CIIID Investigators work closely with the Center for Reimerging Infectious Disease (CERID).

Infectious Disease

Innate immunity is the body’s first line of defense against infectious disease. 

How well an individual’s innate immune system responds to infectious disease can greatly impact recovery from the disease.

Infectious diseases are disorders caused by microbes such as viruses, bacteria, fungi, or parasites. Our bodies contain many microbes that are harmless, or in some cases, beneficial.  Infectious diseases are caused by pathogenic microbes that cause a person to become ill and can be transmitted from person-to-person, animals, insects, or from exposure to the microbes in the environment or in contaminated food and water.  Some infectious diseases cause only mild symptoms, like the rhinoviruses that cause colds, while others such as Malaria, tuberculosis, influenza A virus, and West Nile virus, can cause severe symptoms that can lead to hospitalization or death. 

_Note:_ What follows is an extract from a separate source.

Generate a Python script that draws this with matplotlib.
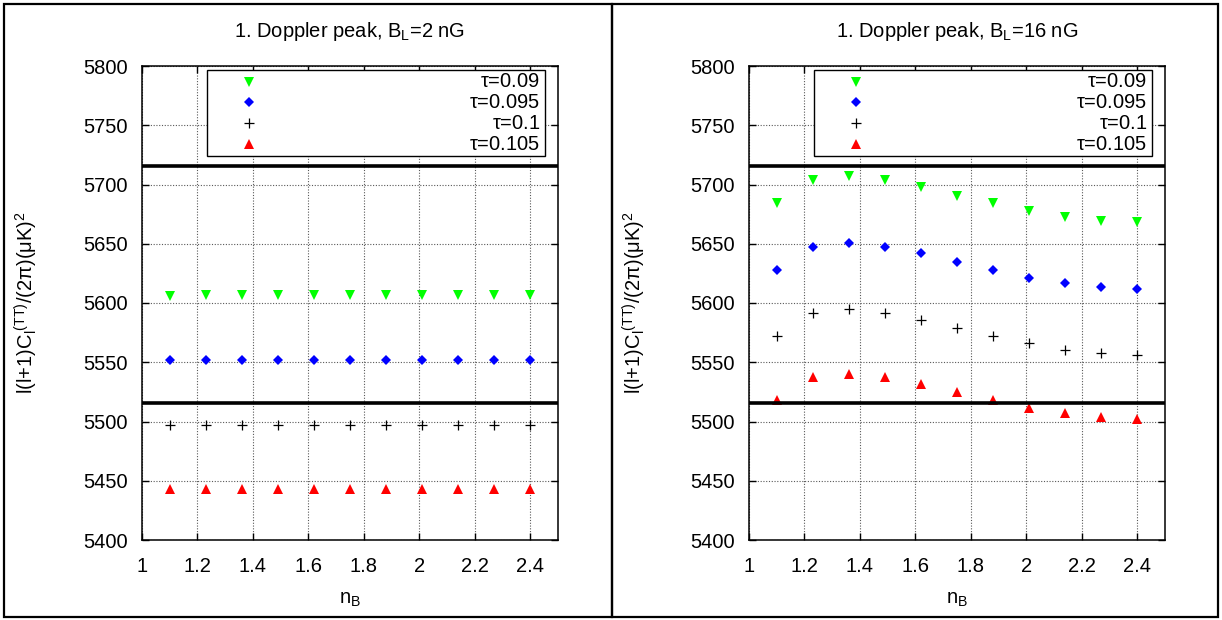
import numpy as np
import matplotlib.pyplot as plt
from matplotlib.patches import Rectangle

plt.rcParams['font.family'] = ['Liberation Sans', 'DejaVu Sans']
plt.rcParams['mathtext.default'] = 'regular'
plt.rcParams['ytick.major.pad'] = 10
plt.rcParams['xtick.major.pad'] = 12

# spectral index of the magnetic field
n_B = [1.1, 1.23, 1.36, 1.49, 1.62, 1.75, 1.88, 2.01, 2.14, 2.27, 2.4]

taus = ['0.09', '0.095', '0.1', '0.105']

# first Doppler peak height, B_L = 2 nG
peak_2nG = {
    '0.09':  [5606, 5607, 5607, 5607, 5607, 5607, 5607, 5607, 5607, 5607, 5607],
    '0.095': [5552, 5552, 5552, 5552, 5552, 5552, 5552, 5552, 5552, 5552, 5552],
    '0.1':   [5497, 5497, 5497, 5497, 5497, 5497, 5497, 5497, 5497, 5497, 5497],
    '0.105': [5443, 5443, 5443, 5443, 5443, 5443, 5443, 5443, 5443, 5443, 5443],
}

# first Doppler peak height, B_L = 16 nG
peak_16nG = {
    '0.09':  [5684, 5704, 5707.5, 5704, 5698, 5690.5, 5684, 5677.5, 5672.5, 5669, 5668],
    '0.095': [5628, 5647.5, 5651, 5647.5, 5642, 5635, 5628, 5621.5, 5616.5, 5613.5, 5611.5],
    '0.1':   [5572, 5591.5, 5595, 5591.5, 5585.5, 5578.5, 5572, 5566, 5560.5, 5558, 5556],
    '0.105': [5518, 5537.5, 5540.5, 5537.5, 5531.5, 5524.5, 5518, 5511.5, 5507, 5503.5, 5502],
}

# observational band on the peak height
band = [5516, 5716]

styles = {
    '0.09':  dict(marker='v', color='#00ff00', ms=6.5, mew=0),
    '0.095': dict(marker='D', color='#0000ff', ms=4.8, mew=0),
    '0.1':   dict(marker='+', color='black', ms=7.5, mew=0.9),
    '0.105': dict(marker='^', color='#ff0000', ms=6.5, mew=0),
}

ylab = r'l(l+1)C$_l$$^{(TT)}$/(2$\pi$)($\mu$K)$^2$'
fs = 14.5

fig = plt.figure(figsize=(12.22, 6.2), dpi=100)
W, H = 1222.0, 620.0


def panel(x0, frame_x0, frame_x1, data, title):
    ax = fig.add_axes([x0 / W, 80 / H, 416 / W, 474 / H])
    for t in taus:
        ax.plot(n_B, data[t], ls='none', zorder=3, **styles[t])
    for b in band:
        ax.axhline(b, color='black', lw=2.6, zorder=4)

    ax.set_xlim(1, 2.5)
    ax.set_ylim(5400, 5800)
    ax.set_xticks(np.arange(1, 2.41, 0.2))
    ax.set_xticklabels(['1', '1.2', '1.4', '1.6', '1.8', '2', '2.2', '2.4'])
    ax.set_yticks(np.arange(5400, 5801, 50))
    ax.tick_params(direction='in', top=True, right=True, length=5, width=1,
                   labelsize=fs, color='black')
    ax.grid(True, color='0.35', ls=(0, (1, 1.5)), lw=0.8)
    for s in ax.spines.values():
        s.set_linewidth(1.1)

    ax.set_xlabel(r'n$_B$', fontsize=fs, labelpad=10)
    ax.set_ylabel(ylab, fontsize=14.5)
    ax.yaxis.set_label_coords((40 + frame_x0 - 4 - x0) / 416, 0.5)
    ax.set_title(title, fontsize=fs, pad=21)

    # key box, drawn over the grid
    ax.add_patch(Rectangle((0.1555, 0.811), 0.8135, 0.181, transform=ax.transAxes,
                           facecolor='white', edgecolor='black', lw=1.0, zorder=5))
    rows = [0.967, 0.923, 0.879, 0.835]
    for t, yy in zip(taus, rows):
        ax.plot([0.257], [yy], ls='none', transform=ax.transAxes, zorder=6,
                clip_on=False, **styles[t])
        ax.text(0.957, yy, r'$\tau$=' + t, transform=ax.transAxes, ha='right',
                va='center', fontsize=fs, zorder=6)

    fig.add_artist(Rectangle((frame_x0 / W, 3 / H), (frame_x1 - frame_x0) / W,
                             613 / H, transform=fig.transFigure, fill=False,
                             edgecolor='black', lw=1.6))
    return ax


panel(142, 4, 612, peak_2nG, r'1. Doppler peak, B$_L$=2 nG')
panel(749, 612, 1218, peak_16nG, r'1. Doppler peak, B$_L$=16 nG')

fig.savefig('out.png', dpi=100)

A strong, functional innate immune response to infectious disease can induce the body to effectively combat the pathogenic microbes by attacking them early and preventing them to spread throughout the body as well as develop long-term adaptive immune responses that can effectively combat the microbes and prevent them from re-establishing themselves when someone is exposed to the microbes again.  Vaccines have been developed by the medical community to prevent infectious diseases such as the measles, whooping cough, and polio virus from causing illness.  Vaccines work to protect the body by triggering an innate immune response that teaches the immune system to recognize the microbes and fight them off quickly if they are exposed to the pathogenic microbes.

Researchers in the CIIID are working to understand how microbes activate and regulate, as well as evade the innate immune system.  By understanding how these processes work, CIIID investigators use this information to develop new approaches for therapeutics and vaccines that specifically target the innate immune processes in the body for disease resolution.